In the entries below, print exactly the lines from the first through the one with "const chart = echarts.init(document.getElementById('chart'))", both included, and none of the pictures.

----------------

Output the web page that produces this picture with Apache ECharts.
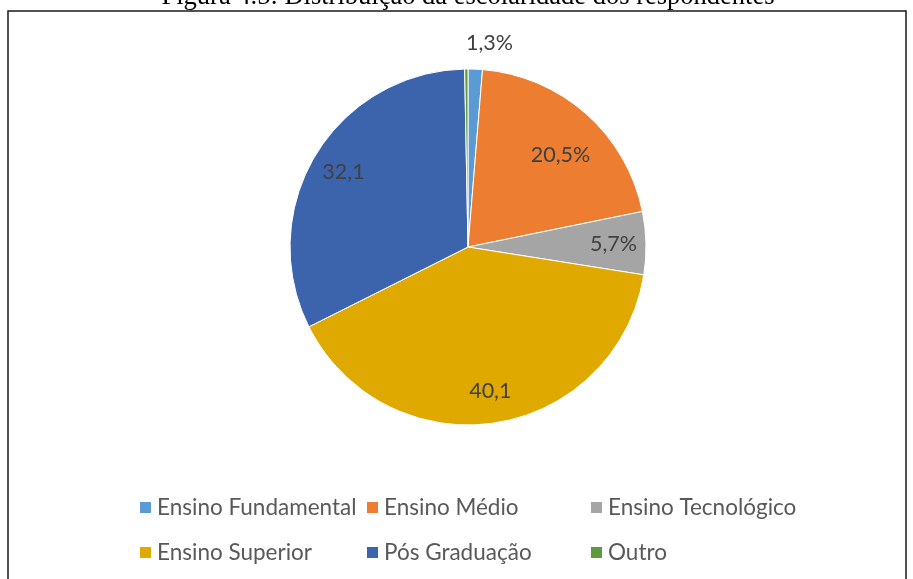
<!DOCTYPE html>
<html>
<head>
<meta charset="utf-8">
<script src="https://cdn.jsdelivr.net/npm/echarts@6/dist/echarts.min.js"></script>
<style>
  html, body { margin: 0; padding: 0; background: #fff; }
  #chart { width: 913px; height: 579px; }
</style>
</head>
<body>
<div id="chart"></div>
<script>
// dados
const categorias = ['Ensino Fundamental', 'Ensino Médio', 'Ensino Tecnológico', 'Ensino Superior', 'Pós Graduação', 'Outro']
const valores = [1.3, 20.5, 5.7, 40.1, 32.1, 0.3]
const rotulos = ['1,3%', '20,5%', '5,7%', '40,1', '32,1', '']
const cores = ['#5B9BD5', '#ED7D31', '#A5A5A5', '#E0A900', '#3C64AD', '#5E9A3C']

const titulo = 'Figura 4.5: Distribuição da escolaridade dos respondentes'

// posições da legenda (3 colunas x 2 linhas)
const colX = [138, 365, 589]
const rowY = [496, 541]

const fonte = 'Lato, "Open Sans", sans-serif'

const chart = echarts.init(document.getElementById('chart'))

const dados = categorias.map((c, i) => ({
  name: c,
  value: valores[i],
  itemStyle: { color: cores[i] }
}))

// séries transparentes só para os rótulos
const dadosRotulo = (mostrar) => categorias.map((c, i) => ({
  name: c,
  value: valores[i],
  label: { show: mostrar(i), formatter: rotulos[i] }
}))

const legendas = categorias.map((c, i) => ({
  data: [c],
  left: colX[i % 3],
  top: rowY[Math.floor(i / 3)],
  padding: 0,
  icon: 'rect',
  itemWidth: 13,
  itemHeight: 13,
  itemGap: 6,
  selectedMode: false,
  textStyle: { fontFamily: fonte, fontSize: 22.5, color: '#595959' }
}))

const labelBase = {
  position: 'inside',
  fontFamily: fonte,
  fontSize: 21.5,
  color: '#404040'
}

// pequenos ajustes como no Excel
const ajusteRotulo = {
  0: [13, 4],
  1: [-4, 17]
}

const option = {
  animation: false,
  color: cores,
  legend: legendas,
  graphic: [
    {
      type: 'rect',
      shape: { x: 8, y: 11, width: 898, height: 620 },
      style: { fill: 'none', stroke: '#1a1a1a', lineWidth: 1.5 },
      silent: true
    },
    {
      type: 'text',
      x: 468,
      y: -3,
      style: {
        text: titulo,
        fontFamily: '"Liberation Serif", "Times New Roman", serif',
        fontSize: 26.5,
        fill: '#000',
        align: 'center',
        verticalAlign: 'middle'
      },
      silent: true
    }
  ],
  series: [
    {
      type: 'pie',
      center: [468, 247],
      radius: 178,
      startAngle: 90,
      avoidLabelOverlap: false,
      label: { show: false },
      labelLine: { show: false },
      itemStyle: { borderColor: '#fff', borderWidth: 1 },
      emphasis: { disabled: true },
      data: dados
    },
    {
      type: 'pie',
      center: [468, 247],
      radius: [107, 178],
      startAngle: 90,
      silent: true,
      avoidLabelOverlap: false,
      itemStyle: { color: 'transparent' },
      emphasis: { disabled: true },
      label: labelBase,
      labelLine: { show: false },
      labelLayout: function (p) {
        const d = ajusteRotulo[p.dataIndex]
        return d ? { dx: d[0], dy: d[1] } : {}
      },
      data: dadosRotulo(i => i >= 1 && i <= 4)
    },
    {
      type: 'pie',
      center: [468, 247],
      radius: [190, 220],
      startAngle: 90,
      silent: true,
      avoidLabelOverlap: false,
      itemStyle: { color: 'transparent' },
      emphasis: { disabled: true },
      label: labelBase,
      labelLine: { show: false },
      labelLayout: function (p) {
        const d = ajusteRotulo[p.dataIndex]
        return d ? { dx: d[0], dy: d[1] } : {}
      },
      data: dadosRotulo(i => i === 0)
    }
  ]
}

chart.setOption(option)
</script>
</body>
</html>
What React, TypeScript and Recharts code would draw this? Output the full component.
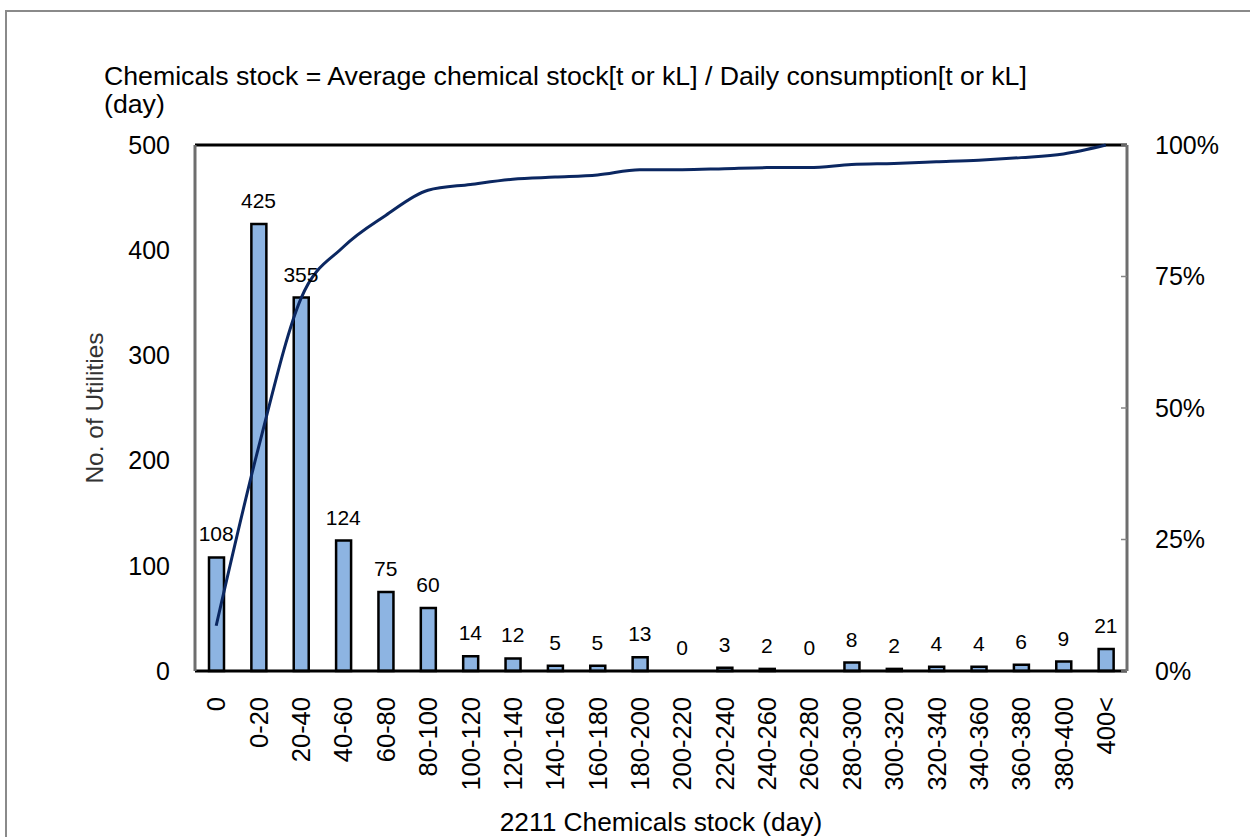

----------------

Complete response:
Output the web page that produces this picture with Apache ECharts.
<!DOCTYPE html>
<html>
<head>
<meta charset="utf-8">
<script src="https://cdn.jsdelivr.net/npm/echarts@6/dist/echarts.min.js"></script>
<style>
  html, body { margin: 0; padding: 0; background: #fff; }
  #chart { width: 913px; height: 579px; }
</style>
</head>
<body>
<div id="chart"></div>
<script>
// dados
const categorias = ['Ensino Fundamental', 'Ensino Médio', 'Ensino Tecnológico', 'Ensino Superior', 'Pós Graduação', 'Outro']
const valores = [1.3, 20.5, 5.7, 40.1, 32.1, 0.3]
const rotulos = ['1,3%', '20,5%', '5,7%', '40,1', '32,1', '']
const cores = ['#5B9BD5', '#ED7D31', '#A5A5A5', '#E0A900', '#3C64AD', '#5E9A3C']

const titulo = 'Figura 4.5: Distribuição da escolaridade dos respondentes'

// posições da legenda (3 colunas x 2 linhas)
const colX = [138, 365, 589]
const rowY = [496, 541]

const fonte = 'Lato, "Open Sans", sans-serif'

const chart = echarts.init(document.getElementById('chart'))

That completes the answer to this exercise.